── Available data

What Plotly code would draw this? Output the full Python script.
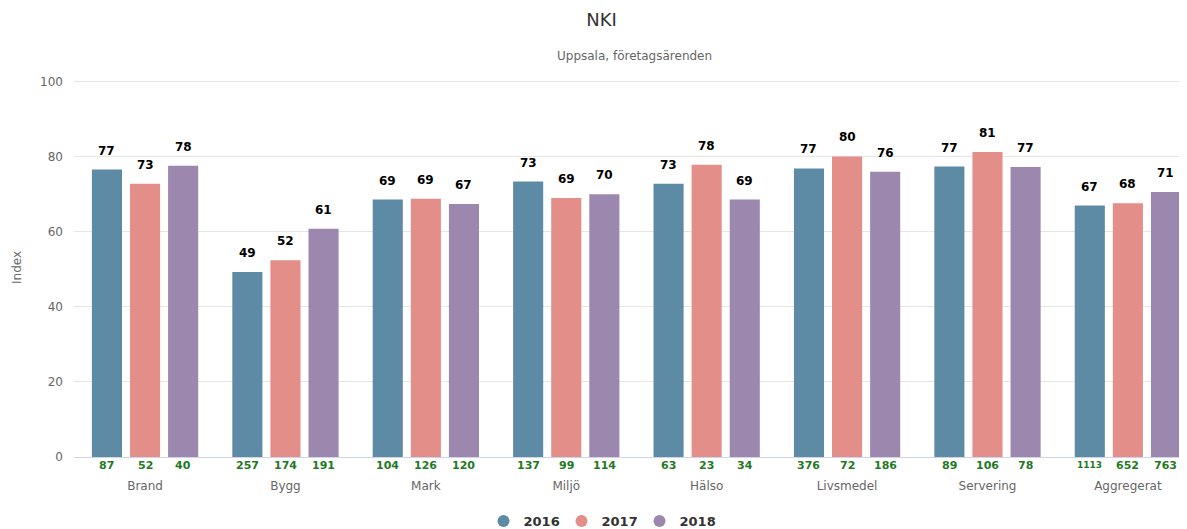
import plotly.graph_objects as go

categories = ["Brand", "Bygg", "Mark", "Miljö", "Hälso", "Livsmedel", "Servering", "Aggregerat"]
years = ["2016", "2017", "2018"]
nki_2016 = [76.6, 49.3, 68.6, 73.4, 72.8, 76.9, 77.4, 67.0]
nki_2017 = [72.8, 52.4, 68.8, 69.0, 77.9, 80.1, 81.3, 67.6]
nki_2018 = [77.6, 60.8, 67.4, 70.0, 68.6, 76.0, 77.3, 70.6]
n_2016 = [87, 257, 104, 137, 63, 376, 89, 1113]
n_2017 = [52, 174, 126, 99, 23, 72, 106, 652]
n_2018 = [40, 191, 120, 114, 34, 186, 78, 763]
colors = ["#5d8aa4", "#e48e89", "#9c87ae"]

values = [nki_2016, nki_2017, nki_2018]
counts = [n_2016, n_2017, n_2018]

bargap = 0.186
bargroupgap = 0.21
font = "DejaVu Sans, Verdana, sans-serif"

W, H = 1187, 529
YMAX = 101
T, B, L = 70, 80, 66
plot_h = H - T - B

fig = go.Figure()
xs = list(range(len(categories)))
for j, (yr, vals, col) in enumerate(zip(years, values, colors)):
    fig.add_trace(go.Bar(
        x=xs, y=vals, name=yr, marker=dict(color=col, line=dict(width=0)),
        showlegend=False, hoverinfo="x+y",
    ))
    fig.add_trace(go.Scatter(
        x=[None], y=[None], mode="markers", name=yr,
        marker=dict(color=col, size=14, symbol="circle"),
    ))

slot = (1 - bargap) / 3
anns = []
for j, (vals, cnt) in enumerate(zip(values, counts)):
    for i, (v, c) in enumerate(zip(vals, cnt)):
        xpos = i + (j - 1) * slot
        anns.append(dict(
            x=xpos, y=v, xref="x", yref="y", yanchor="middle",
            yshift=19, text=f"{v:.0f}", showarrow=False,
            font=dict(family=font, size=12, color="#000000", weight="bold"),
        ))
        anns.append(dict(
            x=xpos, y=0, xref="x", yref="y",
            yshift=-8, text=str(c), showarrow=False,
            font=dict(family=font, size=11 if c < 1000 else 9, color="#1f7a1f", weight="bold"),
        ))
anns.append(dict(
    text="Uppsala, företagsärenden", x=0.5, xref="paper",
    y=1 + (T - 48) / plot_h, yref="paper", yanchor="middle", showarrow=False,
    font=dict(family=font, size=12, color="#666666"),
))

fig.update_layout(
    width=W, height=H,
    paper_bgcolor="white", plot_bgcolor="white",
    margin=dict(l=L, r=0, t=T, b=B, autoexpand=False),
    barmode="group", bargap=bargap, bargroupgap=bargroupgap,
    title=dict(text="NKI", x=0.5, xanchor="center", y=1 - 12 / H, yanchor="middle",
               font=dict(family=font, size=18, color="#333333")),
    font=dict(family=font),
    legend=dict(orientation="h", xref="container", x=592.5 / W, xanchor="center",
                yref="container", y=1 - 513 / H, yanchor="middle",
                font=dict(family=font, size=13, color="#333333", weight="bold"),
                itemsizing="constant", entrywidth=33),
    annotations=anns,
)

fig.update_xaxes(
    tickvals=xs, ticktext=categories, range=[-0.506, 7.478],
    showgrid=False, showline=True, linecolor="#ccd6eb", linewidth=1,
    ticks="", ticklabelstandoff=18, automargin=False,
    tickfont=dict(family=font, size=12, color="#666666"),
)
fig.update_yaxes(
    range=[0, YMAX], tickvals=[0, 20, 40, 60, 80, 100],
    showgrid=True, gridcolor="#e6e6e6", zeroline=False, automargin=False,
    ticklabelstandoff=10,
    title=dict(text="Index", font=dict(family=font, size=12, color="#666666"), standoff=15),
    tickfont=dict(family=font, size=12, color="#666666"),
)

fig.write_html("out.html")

────

Return only the lines from the start of the data through the line that contains "counts = [n_2016, n_2017, n_2018]", please, copying them exactly and omitting all pictures.

## Right answer
What Plotly code would draw this? Output the full Python script.
import plotly.graph_objects as go

categories = ["Brand", "Bygg", "Mark", "Miljö", "Hälso", "Livsmedel", "Servering", "Aggregerat"]
years = ["2016", "2017", "2018"]
nki_2016 = [76.6, 49.3, 68.6, 73.4, 72.8, 76.9, 77.4, 67.0]
nki_2017 = [72.8, 52.4, 68.8, 69.0, 77.9, 80.1, 81.3, 67.6]
nki_2018 = [77.6, 60.8, 67.4, 70.0, 68.6, 76.0, 77.3, 70.6]
n_2016 = [87, 257, 104, 137, 63, 376, 89, 1113]
n_2017 = [52, 174, 126, 99, 23, 72, 106, 652]
n_2018 = [40, 191, 120, 114, 34, 186, 78, 763]
colors = ["#5d8aa4", "#e48e89", "#9c87ae"]

values = [nki_2016, nki_2017, nki_2018]
counts = [n_2016, n_2017, n_2018]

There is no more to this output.